The Giants who won the World Series two years ago included "idiots and a bunch of frat boys" in the eyes of Aubrey Huff -- who, by the way, was a member of that team himself.
This group, Huff says, is "more businesslike," relying on a different type of October chemistry to return to the Fall Classic -- but not the kind cooked up by disgraced outfielder Melky Cabrera, who was not welcomed back this month after the expiration of his 50-game suspension for testing positive for testosterone.
Usually, PED cheats do their time, staying in shape all the while, and then have the team seamlessly integrate them back into the lineup, bullpen or rotation. The Giants did it this year with Guillermo Mota despite his second drug-related suspension, this time for 100 games.
Cabrera, however, was not afforded the same chance by the Giants, who not only took the moral high road but evidently sacrificed nothing to do so. Cabrera, the All-Star Game MVP, is a big reason why the Giants are enjoying the home-field advantage for this World Series. He also led them in batting average (.346) and runs (84) at the time of his suspension.
For an offensively challenged team like the Giants, jettisoning a player of that caliber figured to be a crippling blow. Instead, they were three wins away from another World Series title before the start of Thursday night's Game 2, and unapologetic about shutting the clubhouse door to someone who already had paid his penalty.

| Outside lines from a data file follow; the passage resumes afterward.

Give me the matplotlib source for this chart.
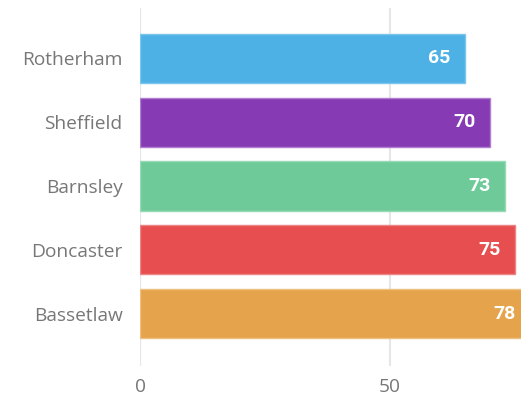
import matplotlib.pyplot as plt

# districts, top to bottom
districts = ['Rotherham', 'Sheffield', 'Barnsley', 'Doncaster', 'Bassetlaw']
scores = [65, 70, 73, 75, 78]
colors = ['#4db1e5', '#863ab4', '#6ecb99', '#e64e4f', '#e5a34b']
edges = ['#7cc6ec', '#b07fd0', '#97dab5', '#ef8485', '#efc180']
xticks = [0, 50]

fig = plt.figure(figsize=(5.21, 3.98), dpi=100)
ax = fig.add_axes([140 / 521, 32 / 398, 381 / 521, 358 / 398])

pos = list(range(len(districts)))
ax.barh(pos, scores, height=0.77, color=colors, edgecolor=edges,
        linewidth=1, zorder=2)

for y, v in zip(pos, scores):
    ax.text(v - 2.9, y, str(v), ha='right', va='center', color='white',
            fontsize=14, fontweight='bold', family='Roboto', zorder=3,
            clip_on=False)

ax.set_xlim(0, 76.2)
ax.set_ylim(4.82, -0.79)
ax.set_yticks(pos)
ax.set_yticklabels(districts)
ax.set_xticks(xticks)

ax.grid(axis='x', color='#e6e6e6', linewidth=1.5, zorder=0)
ax.grid(axis='y', visible=False)
for side in ['top', 'right', 'bottom', 'left']:
    ax.spines[side].set_visible(False)

ax.tick_params(axis='both', length=0, labelcolor='#777777', labelsize=13.8)
ax.tick_params(axis='y', pad=12.5)
ax.tick_params(axis='x', pad=9)
for lbl in ax.get_xticklabels() + ax.get_yticklabels():
    lbl.set_family('Open Sans')

fig.savefig('out.png', dpi=100)
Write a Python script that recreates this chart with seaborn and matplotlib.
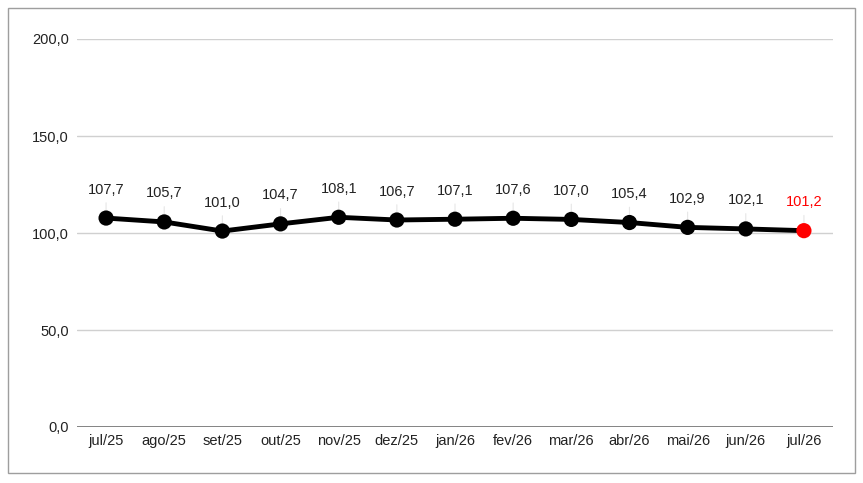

When manager Bruce Bochy was asked why Mota is pitching for the Giants and Cabrera, arguably the team's MVP at midseason, is home watching these games on TV, he basically suggested the NL champs are better off without him.
"I think they're two different situations, really," he said. "Mota was available to help us out during the season, so we made a spot there for him. Now with Melky, we felt when that happened, as far as losing him, the club played very well, and the guys that we had been putting out there have done the job; they've earned this, and this is the way we're going to move forward.
"It would be tough for Melky to get game-ready. But more importantly, it was how we played and how the guys did out in leftfield, and they deserve to be out there for the postseason."
Reading between the lines, the Giants didn't want the distraction of having Cabrera around. The unseemly details of his positive test, along with his attempted cover-up, didn't sit well with the club, either.
In most cases, busted players will admit their wrongdoing, apologize and pledge to stay clean from that point. Cabrera took a different approach. With help from some tech-savvy friends -- his agents, Sam and Seth Levinson, have denied any involvement -- Cabrera had a phony website constructed that was meant to portray him as a misinformed consumer of a nutritional supplement. When MLB uncovered that scam, it fortified the Giants' resolve to keep their distance from him.
He became such a persona non grata around baseball that although a rules technicality would have kept him eligible to win the National League batting title, he chose to remove himself from the race. Buster Posey won it at .336, 10 points behind his teammate.
Even the Players Association had no recourse to get him his job back. In the cases of suspensions, it's up to the team's discretion how to use that player upon his return. And if the Giants wanted no part of Cabrera for the postseason, so be it.
This was a calculated risk on their part. With the World Series shifting to AL rules for the three middle games at Comerica Park, there's no question he could have been a huge help in a DH role. Even if they kept him on as a pinch hitter, he'd be a considerable upgrade from the likes of Huff and Xavier Nady.
Will the Giants be second-guessed if their offense goes cold in Detroit? Possibly. But chemistry was Cabrera's problem. Now that he's gone, it no longer is one for the Giants.